## [DATA SECTION]
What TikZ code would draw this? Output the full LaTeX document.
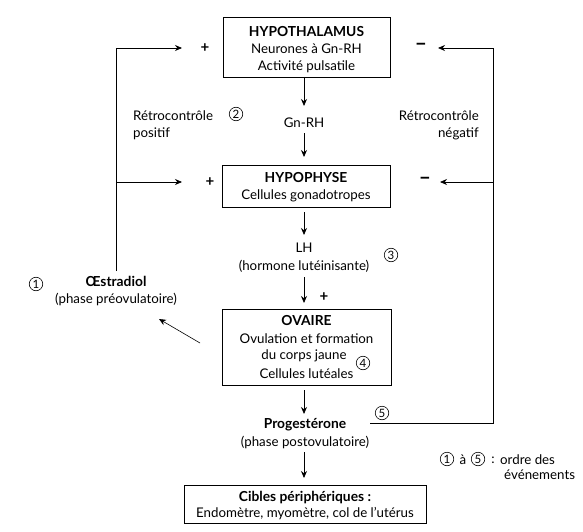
\documentclass[tikz,border=0pt]{standalone}
\usepackage{fontspec}
\setmainfont{Lato}
\usetikzlibrary{arrows.meta}
\begin{document}
\begin{tikzpicture}[x=1pt,y=-1pt,
  font=\fontsize{13.3}{15}\selectfont,
  box/.style={draw, line width=0.8pt, inner sep=0pt},
  arr/.style={-{Stealth[length=7pt,width=6pt]}, line width=0.8pt},
  ln/.style={line width=0.8pt},
  txt/.style={inner sep=0pt, align=center},
  ttl/.style={inner sep=0pt, font=\bfseries\fontsize{13.8}{15}\selectfont},
  num/.style={draw, circle, line width=0.6pt, inner sep=0pt, minimum size=13.5pt, font=\fontsize{11.5}{11.5}\selectfont},
  sgn/.style={inner sep=0pt, font=\bfseries\fontsize{15}{15}\selectfont},
  msgn/.style={inner sep=0pt, font=\bfseries\fontsize{21}{21}\selectfont}
]
\useasboundingbox (0,0) rectangle (583,532);
% boxes
\node[box, minimum width=167pt, minimum height=60pt] (hypo) at (306.5,47) {};
\node[box, minimum width=168pt, minimum height=42pt] (phys) at (306,186) {};
\node[box, minimum width=169pt, minimum height=76pt] (ov) at (306.5,347) {};
\node[box, minimum width=242pt, minimum height=38pt] (cib) at (305,504) {};
% box texts
\node[ttl] (hypoA) at (306.5,32) {HYPOTHALAMUS};
\node[txt] (hypoB) at (306.5,49) {Neurones à Gn-RH};
\node[txt] (hypoC) at (306.5,67) {Activité pulsatile};
\node[ttl] (physA) at (306,178) {HYPOPHYSE};
\node[txt] (physB) at (306,196) {Cellules gonadotropes};
\node[ttl] (ovA) at (306.5,321) {OVAIRE};
\node[txt] (ovB) at (306.5,339) {Ovulation et formation};
\node[txt] (ovC) at (304,356) {du corps jaune};
\node[txt] (ovD) at (306.5,374) {Cellules lutéales};
\node[ttl] (cibA) at (305,498) {Cibles périphériques :};
\node[txt] (cibB) at (305,514) {Endomètre, myomètre, col de l’utérus};
% hormone labels
\node[txt] (gnrh) at (304,123) {Gn-RH};
\node[txt] (lh) at (304,248) {LH};
\node[txt] (lhB) at (304,266) {(hormone lutéinisante)};
\node[ttl] (prog) at (305,425) {Progestérone};
\node[txt] (progB) at (305,442) {(phase postovulatoire)};
\node[ttl] (oes) at (116,281) {Œstradiol};
\node[txt] (oesB) at (116,299) {(phase préovulatoire)};
\node[txt, anchor=west] (rpA) at (133,116) {Rétrocontrôle};
\node[txt, anchor=west] (rpB) at (133,134) {positif};
\node[txt, anchor=east] (rnA) at (479,116) {Rétrocontrôle};
\node[txt, anchor=east] (rnB) at (479,134) {négatif};
% numbers
\node[num] (n1) at (36,284) {1};
\node[num] (n2) at (236,114) {2};
\node[num] (n3) at (391,255) {3};
\node[num] (n4) at (363,363) {4};
\node[num] (n5) at (382,413) {5};
% legend
\node[num] (l1) at (447,459) {1};
\node[txt] (la) at (463,460) {à};
\node[num] (l5) at (478,459) {5};
\node[txt] (lc) at (493,460) {:};
\node[txt, anchor=west] (lo) at (500,460) {ordre des};
\node[txt, anchor=west] (le) at (504,475) {événements};
% signs
\node[sgn] (p1) at (205,48) {+};
\node[sgn] (p2) at (210,182) {+};
\node[sgn] (p3) at (324,297) {+};
\node[msgn] (m1) at (421,47) {–};
\node[msgn] (m2) at (425,181) {–};
% arrow coordinates
\coordinate (a1s) at (304,77);  \coordinate (a1e) at (304,106);
\coordinate (a2s) at (304,133); \coordinate (a2e) at (304,157);
\coordinate (a3s) at (304,212); \coordinate (a3e) at (304,235);
\coordinate (a4s) at (304,277); \coordinate (a4e) at (304,303);
\coordinate (a5s) at (304,390); \coordinate (a5e) at (304,414);
\coordinate (a6s) at (304,452); \coordinate (a6e) at (304,478);
\draw[arr] (a1s) -- (a1e);
\draw[arr] (a2s) -- (a2e);
\draw[arr] (a3s) -- (a3e);
\draw[arr] (a4s) -- (a4e);
\draw[arr] (a5s) -- (a5e);
\draw[arr] (a6s) -- (a6e);
% left feedback
\coordinate (lt) at (116,48); \coordinate (lm) at (116,182); \coordinate (lb) at (116,271);
\coordinate (ltT) at (182,48); \coordinate (lmT) at (182,182);
\draw[ln] (lb) -- (lt);
\draw[arr] (lt) -- (ltT);
\draw[arr] (lm) -- (lmT);
% right feedback
\coordinate (ps) at (370,423); \coordinate (rb) at (493,423);
\coordinate (rt) at (493,48); \coordinate (rm) at (493,182);
\coordinate (rtT) at (438,48); \coordinate (rmT) at (440,182);
\draw[ln] (ps) -- (rb) -- (rt);
\draw[arr] (rt) -- (rtT);
\draw[arr] (rm) -- (rmT);
% ovary to oestradiol
\coordinate (oa) at (200,343); \coordinate (ob) at (159,319);
\draw[arr, line width=0.6pt] (oa) -- (ob);
\end{tikzpicture}
\end{document}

## [WORK REQUIRED]
Reproduce the material in its entirety and word for word, without the pictures.

## [CORRECT RESULT]
What TikZ code would draw this? Output the full LaTeX document.
\documentclass[tikz,border=0pt]{standalone}
\usepackage{fontspec}
\setmainfont{Lato}
\usetikzlibrary{arrows.meta}
\begin{document}
\begin{tikzpicture}[x=1pt,y=-1pt,
  font=\fontsize{13.3}{15}\selectfont,
  box/.style={draw, line width=0.8pt, inner sep=0pt},
  arr/.style={-{Stealth[length=7pt,width=6pt]}, line width=0.8pt},
  ln/.style={line width=0.8pt},
  txt/.style={inner sep=0pt, align=center},
  ttl/.style={inner sep=0pt, font=\bfseries\fontsize{13.8}{15}\selectfont},
  num/.style={draw, circle, line width=0.6pt, inner sep=0pt, minimum size=13.5pt, font=\fontsize{11.5}{11.5}\selectfont},
  sgn/.style={inner sep=0pt, font=\bfseries\fontsize{15}{15}\selectfont},
  msgn/.style={inner sep=0pt, font=\bfseries\fontsize{21}{21}\selectfont}
]
\useasboundingbox (0,0) rectangle (583,532);
% boxes
\node[box, minimum width=167pt, minimum height=60pt] (hypo) at (306.5,47) {};
\node[box, minimum width=168pt, minimum height=42pt] (phys) at (306,186) {};
\node[box, minimum width=169pt, minimum height=76pt] (ov) at (306.5,347) {};
\node[box, minimum width=242pt, minimum height=38pt] (cib) at (305,504) {};
% box texts
\node[ttl] (hypoA) at (306.5,32) {HYPOTHALAMUS};
\node[txt] (hypoB) at (306.5,49) {Neurones à Gn-RH};
\node[txt] (hypoC) at (306.5,67) {Activité pulsatile};
\node[ttl] (physA) at (306,178) {HYPOPHYSE};
\node[txt] (physB) at (306,196) {Cellules gonadotropes};
\node[ttl] (ovA) at (306.5,321) {OVAIRE};
\node[txt] (ovB) at (306.5,339) {Ovulation et formation};
\node[txt] (ovC) at (304,356) {du corps jaune};
\node[txt] (ovD) at (306.5,374) {Cellules lutéales};
\node[ttl] (cibA) at (305,498) {Cibles périphériques :};
\node[txt] (cibB) at (305,514) {Endomètre, myomètre, col de l’utérus};
% hormone labels
\node[txt] (gnrh) at (304,123) {Gn-RH};
\node[txt] (lh) at (304,248) {LH};
\node[txt] (lhB) at (304,266) {(hormone lutéinisante)};
\node[ttl] (prog) at (305,425) {Progestérone};
\node[txt] (progB) at (305,442) {(phase postovulatoire)};
\node[ttl] (oes) at (116,281) {Œstradiol};
\node[txt] (oesB) at (116,299) {(phase préovulatoire)};
\node[txt, anchor=west] (rpA) at (133,116) {Rétrocontrôle};
\node[txt, anchor=west] (rpB) at (133,134) {positif};
\node[txt, anchor=east] (rnA) at (479,116) {Rétrocontrôle};
\node[txt, anchor=east] (rnB) at (479,134) {négatif};
% numbers
\node[num] (n1) at (36,284) {1};
\node[num] (n2) at (236,114) {2};
\node[num] (n3) at (391,255) {3};
\node[num] (n4) at (363,363) {4};
\node[num] (n5) at (382,413) {5};
% legend
\node[num] (l1) at (447,459) {1};
\node[txt] (la) at (463,460) {à};
\node[num] (l5) at (478,459) {5};
\node[txt] (lc) at (493,460) {:};
\node[txt, anchor=west] (lo) at (500,460) {ordre des};
\node[txt, anchor=west] (le) at (504,475) {événements};
% signs
\node[sgn] (p1) at (205,48) {+};
\node[sgn] (p2) at (210,182) {+};
\node[sgn] (p3) at (324,297) {+};
\node[msgn] (m1) at (421,47) {–};
\node[msgn] (m2) at (425,181) {–};
% arrow coordinates
\coordinate (a1s) at (304,77);  \coordinate (a1e) at (304,106);
\coordinate (a2s) at (304,133); \coordinate (a2e) at (304,157);
\coordinate (a3s) at (304,212); \coordinate (a3e) at (304,235);
\coordinate (a4s) at (304,277); \coordinate (a4e) at (304,303);
\coordinate (a5s) at (304,390); \coordinate (a5e) at (304,414);
\coordinate (a6s) at (304,452); \coordinate (a6e) at (304,478);
\draw[arr] (a1s) -- (a1e);
\draw[arr] (a2s) -- (a2e);
\draw[arr] (a3s) -- (a3e);
\draw[arr] (a4s) -- (a4e);
\draw[arr] (a5s) -- (a5e);
\draw[arr] (a6s) -- (a6e);
% left feedback
\coordinate (lt) at (116,48); \coordinate (lm) at (116,182); \coordinate (lb) at (116,271);
\coordinate (ltT) at (182,48); \coordinate (lmT) at (182,182);
\draw[ln] (lb) -- (lt);
\draw[arr] (lt) -- (ltT);
\draw[arr] (lm) -- (lmT);
% right feedback
\coordinate (ps) at (370,423); \coordinate (rb) at (493,423);
\coordinate (rt) at (493,48); \coordinate (rm) at (493,182);
\coordinate (rtT) at (438,48); \coordinate (rmT) at (440,182);
\draw[ln] (ps) -- (rb) -- (rt);
\draw[arr] (rt) -- (rtT);
\draw[arr] (rm) -- (rmT);
% ovary to oestradiol
\coordinate (oa) at (200,343); \coordinate (ob) at (159,319);
\draw[arr, line width=0.6pt] (oa) -- (ob);
\end{tikzpicture}
\end{document}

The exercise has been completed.